- [Given task]: In the listing below, find every line containing "this" and copy it out.

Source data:
□ □ □ □

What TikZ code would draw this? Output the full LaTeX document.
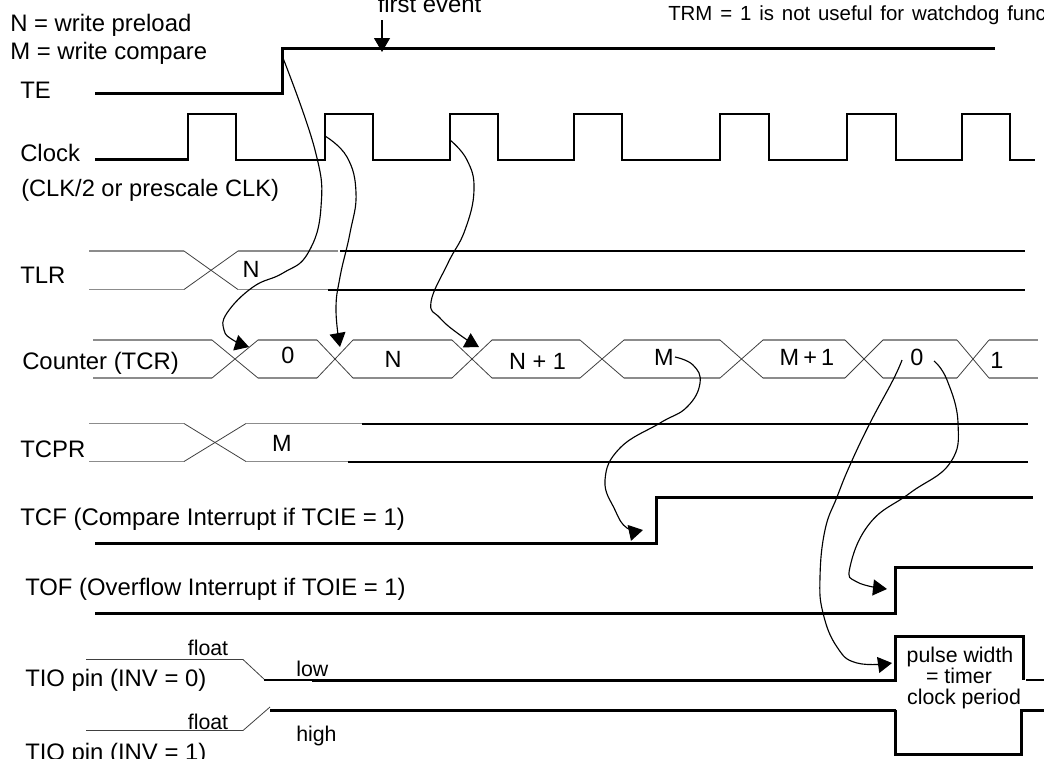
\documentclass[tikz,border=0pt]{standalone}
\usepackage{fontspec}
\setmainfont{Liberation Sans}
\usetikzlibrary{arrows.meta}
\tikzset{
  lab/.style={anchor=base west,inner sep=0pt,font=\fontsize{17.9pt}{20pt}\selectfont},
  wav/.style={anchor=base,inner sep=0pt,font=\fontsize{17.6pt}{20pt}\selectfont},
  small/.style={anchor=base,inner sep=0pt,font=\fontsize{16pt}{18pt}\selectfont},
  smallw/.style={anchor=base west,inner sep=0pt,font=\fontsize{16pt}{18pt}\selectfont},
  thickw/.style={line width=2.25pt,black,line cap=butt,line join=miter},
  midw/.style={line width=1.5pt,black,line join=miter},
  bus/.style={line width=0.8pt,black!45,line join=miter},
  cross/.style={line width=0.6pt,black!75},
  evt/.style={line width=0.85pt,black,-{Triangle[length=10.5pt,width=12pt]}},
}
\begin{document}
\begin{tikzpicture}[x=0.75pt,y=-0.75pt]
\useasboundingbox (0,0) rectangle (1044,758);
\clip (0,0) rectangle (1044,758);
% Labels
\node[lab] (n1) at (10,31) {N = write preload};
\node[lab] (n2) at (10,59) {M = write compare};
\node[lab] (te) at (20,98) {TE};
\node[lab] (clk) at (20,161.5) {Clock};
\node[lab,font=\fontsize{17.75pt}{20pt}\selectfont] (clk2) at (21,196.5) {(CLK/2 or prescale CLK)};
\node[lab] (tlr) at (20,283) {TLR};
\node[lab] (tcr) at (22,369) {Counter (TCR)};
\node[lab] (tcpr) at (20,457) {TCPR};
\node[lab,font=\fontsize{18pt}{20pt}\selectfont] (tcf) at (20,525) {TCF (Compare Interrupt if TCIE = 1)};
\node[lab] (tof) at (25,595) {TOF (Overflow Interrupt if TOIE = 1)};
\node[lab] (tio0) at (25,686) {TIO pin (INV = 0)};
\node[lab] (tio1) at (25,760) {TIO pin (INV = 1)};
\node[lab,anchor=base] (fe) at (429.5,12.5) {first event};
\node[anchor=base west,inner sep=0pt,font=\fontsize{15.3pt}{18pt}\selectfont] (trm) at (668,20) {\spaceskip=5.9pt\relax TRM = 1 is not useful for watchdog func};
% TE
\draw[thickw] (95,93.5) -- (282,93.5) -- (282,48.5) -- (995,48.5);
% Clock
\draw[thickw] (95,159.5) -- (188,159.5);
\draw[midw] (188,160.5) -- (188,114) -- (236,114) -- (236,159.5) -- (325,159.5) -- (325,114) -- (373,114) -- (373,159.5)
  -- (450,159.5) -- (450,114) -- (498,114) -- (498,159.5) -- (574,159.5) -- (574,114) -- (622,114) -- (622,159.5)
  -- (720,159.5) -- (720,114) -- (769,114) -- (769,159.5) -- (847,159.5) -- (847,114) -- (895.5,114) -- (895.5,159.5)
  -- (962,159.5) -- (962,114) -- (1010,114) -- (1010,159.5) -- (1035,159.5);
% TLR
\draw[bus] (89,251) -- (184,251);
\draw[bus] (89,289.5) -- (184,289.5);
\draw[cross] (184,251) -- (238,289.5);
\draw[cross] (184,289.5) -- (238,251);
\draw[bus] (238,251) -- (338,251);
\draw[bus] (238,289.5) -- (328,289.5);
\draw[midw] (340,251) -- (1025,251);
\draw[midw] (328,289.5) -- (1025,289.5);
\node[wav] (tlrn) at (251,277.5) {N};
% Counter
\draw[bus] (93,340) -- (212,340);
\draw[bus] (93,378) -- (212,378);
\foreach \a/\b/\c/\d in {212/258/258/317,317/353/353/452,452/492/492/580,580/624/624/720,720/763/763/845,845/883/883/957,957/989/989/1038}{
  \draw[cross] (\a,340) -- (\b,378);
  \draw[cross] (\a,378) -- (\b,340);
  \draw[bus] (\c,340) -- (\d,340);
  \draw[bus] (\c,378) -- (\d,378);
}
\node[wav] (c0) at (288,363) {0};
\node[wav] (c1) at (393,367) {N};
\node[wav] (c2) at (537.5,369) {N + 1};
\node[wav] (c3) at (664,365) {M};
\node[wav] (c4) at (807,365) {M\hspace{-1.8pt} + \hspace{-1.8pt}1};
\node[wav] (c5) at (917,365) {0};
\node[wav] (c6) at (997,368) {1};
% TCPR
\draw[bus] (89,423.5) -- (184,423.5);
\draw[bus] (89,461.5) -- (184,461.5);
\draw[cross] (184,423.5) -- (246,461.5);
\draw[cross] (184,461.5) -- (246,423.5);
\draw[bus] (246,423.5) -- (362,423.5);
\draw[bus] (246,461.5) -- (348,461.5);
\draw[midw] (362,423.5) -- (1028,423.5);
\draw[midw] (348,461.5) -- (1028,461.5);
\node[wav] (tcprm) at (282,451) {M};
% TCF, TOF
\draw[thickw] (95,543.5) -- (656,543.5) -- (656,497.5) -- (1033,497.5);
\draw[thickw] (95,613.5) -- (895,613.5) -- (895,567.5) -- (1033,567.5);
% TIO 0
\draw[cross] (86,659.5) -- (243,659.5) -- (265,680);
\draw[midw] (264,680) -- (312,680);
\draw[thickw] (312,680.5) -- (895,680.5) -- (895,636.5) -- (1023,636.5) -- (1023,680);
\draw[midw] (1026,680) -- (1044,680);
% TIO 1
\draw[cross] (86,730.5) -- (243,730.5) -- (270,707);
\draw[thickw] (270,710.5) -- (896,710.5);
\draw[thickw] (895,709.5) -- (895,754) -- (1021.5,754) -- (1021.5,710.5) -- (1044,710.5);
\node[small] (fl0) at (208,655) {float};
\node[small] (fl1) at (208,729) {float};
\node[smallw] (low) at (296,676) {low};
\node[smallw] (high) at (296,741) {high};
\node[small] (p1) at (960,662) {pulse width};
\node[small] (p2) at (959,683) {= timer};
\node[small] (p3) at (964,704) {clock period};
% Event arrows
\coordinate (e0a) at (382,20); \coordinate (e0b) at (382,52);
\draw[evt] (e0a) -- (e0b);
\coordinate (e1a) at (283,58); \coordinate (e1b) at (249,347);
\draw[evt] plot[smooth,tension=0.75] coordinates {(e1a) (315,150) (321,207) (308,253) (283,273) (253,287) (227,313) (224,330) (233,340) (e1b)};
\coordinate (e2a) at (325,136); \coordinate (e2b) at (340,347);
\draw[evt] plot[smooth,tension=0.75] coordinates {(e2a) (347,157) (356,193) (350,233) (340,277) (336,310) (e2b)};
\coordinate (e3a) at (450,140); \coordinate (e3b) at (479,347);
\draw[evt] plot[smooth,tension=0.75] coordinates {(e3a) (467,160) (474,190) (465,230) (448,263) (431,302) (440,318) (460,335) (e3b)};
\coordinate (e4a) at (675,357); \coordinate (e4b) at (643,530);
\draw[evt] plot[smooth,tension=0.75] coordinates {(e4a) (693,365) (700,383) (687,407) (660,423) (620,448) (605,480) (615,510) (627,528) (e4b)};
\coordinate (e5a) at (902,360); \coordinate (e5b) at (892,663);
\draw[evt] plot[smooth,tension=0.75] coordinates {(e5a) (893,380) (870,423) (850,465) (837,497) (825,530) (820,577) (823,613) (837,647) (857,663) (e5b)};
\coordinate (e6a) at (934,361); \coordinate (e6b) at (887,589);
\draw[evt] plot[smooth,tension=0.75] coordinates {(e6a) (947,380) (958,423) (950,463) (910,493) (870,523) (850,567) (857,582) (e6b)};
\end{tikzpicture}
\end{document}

□ □ □ □

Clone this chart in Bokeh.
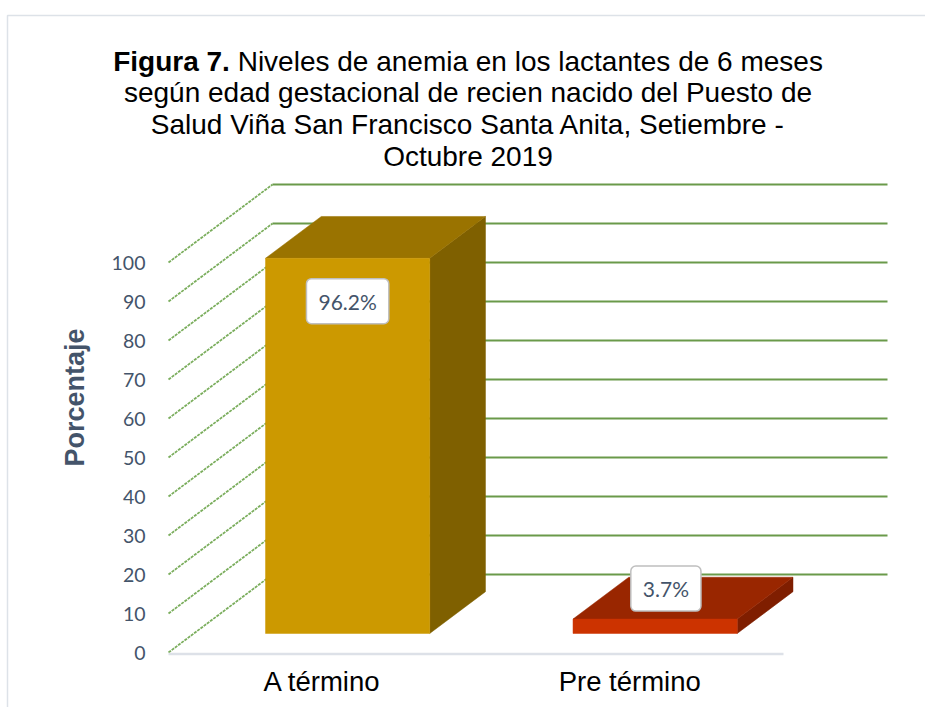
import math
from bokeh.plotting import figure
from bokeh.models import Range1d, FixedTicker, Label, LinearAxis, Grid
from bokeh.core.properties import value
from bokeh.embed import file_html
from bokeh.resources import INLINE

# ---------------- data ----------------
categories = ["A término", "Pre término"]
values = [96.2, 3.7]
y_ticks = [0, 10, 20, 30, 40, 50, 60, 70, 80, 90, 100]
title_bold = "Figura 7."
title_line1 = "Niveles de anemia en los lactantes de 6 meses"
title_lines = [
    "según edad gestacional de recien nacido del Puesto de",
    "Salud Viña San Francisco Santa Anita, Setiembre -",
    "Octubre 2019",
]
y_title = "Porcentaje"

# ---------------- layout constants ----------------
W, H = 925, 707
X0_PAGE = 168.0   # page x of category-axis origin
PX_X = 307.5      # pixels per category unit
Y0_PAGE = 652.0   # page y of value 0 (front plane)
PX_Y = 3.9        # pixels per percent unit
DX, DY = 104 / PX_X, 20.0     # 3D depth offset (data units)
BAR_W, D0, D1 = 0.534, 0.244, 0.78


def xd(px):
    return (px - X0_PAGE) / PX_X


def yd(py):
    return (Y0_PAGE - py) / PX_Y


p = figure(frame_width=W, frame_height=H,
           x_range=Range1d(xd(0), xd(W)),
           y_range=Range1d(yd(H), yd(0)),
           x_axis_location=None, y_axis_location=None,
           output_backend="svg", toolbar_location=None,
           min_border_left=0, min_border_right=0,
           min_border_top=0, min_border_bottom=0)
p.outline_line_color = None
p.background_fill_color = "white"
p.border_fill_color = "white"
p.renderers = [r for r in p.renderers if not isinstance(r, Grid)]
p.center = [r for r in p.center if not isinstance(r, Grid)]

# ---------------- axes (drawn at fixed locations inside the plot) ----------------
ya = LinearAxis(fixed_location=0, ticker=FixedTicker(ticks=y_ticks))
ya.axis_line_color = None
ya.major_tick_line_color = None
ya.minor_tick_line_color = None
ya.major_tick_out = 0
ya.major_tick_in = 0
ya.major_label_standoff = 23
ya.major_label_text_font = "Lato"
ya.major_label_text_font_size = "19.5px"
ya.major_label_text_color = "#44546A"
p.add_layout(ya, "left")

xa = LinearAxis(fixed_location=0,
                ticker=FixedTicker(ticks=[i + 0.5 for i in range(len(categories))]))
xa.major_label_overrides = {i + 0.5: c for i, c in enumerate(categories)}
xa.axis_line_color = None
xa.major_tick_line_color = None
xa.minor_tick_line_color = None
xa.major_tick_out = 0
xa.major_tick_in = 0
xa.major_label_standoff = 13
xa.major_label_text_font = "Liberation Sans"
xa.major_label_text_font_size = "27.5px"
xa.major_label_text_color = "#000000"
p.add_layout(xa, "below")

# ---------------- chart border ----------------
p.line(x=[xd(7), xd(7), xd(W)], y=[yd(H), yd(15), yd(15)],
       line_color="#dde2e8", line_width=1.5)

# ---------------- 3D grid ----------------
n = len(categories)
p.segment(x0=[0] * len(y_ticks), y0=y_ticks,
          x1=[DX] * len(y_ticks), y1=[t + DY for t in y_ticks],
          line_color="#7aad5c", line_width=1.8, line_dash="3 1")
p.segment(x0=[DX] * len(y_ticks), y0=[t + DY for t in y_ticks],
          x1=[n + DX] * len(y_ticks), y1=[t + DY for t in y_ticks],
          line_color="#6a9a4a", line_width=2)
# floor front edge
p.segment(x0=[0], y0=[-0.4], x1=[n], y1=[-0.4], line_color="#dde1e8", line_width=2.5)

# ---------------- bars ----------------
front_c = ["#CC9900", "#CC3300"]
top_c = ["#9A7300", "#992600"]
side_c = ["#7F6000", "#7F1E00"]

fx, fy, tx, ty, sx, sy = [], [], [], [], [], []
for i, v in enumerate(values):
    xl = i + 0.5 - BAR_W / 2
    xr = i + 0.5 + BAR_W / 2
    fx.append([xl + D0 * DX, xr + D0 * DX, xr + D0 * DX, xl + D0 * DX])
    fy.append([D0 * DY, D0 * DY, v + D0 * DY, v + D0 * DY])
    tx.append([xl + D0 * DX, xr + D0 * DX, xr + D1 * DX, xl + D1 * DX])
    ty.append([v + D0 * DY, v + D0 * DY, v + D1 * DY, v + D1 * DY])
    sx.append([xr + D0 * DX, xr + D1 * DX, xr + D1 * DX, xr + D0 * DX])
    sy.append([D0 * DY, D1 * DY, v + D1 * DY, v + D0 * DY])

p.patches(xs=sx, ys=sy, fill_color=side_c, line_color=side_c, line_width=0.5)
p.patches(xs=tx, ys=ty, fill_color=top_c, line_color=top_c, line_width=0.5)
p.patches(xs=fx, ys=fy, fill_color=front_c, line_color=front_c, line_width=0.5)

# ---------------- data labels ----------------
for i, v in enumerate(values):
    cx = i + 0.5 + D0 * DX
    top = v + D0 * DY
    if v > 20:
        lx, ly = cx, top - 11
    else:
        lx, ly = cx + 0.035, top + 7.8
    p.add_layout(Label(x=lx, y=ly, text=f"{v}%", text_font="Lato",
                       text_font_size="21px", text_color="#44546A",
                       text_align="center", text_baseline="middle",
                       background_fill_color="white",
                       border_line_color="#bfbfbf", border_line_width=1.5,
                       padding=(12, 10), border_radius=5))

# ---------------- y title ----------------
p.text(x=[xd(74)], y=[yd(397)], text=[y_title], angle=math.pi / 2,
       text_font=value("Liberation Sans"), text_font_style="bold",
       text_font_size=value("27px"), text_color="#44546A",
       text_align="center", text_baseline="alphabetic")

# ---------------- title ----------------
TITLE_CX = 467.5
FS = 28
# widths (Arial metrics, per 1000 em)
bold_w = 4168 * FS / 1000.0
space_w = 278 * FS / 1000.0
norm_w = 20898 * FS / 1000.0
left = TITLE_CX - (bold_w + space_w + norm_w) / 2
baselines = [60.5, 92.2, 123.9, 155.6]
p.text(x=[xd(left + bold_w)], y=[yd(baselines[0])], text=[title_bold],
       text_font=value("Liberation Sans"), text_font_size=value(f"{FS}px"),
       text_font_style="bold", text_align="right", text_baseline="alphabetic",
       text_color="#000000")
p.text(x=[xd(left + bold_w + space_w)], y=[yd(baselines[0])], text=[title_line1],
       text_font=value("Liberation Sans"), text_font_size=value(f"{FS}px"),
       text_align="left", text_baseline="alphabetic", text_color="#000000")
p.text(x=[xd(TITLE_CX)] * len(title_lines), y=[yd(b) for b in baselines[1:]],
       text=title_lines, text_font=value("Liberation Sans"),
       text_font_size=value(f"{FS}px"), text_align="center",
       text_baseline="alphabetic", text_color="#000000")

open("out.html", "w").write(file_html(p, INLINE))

□ □ □ □

- [Reply]:
What TikZ code would draw this? Output the full LaTeX document.
Clone this chart in Bokeh.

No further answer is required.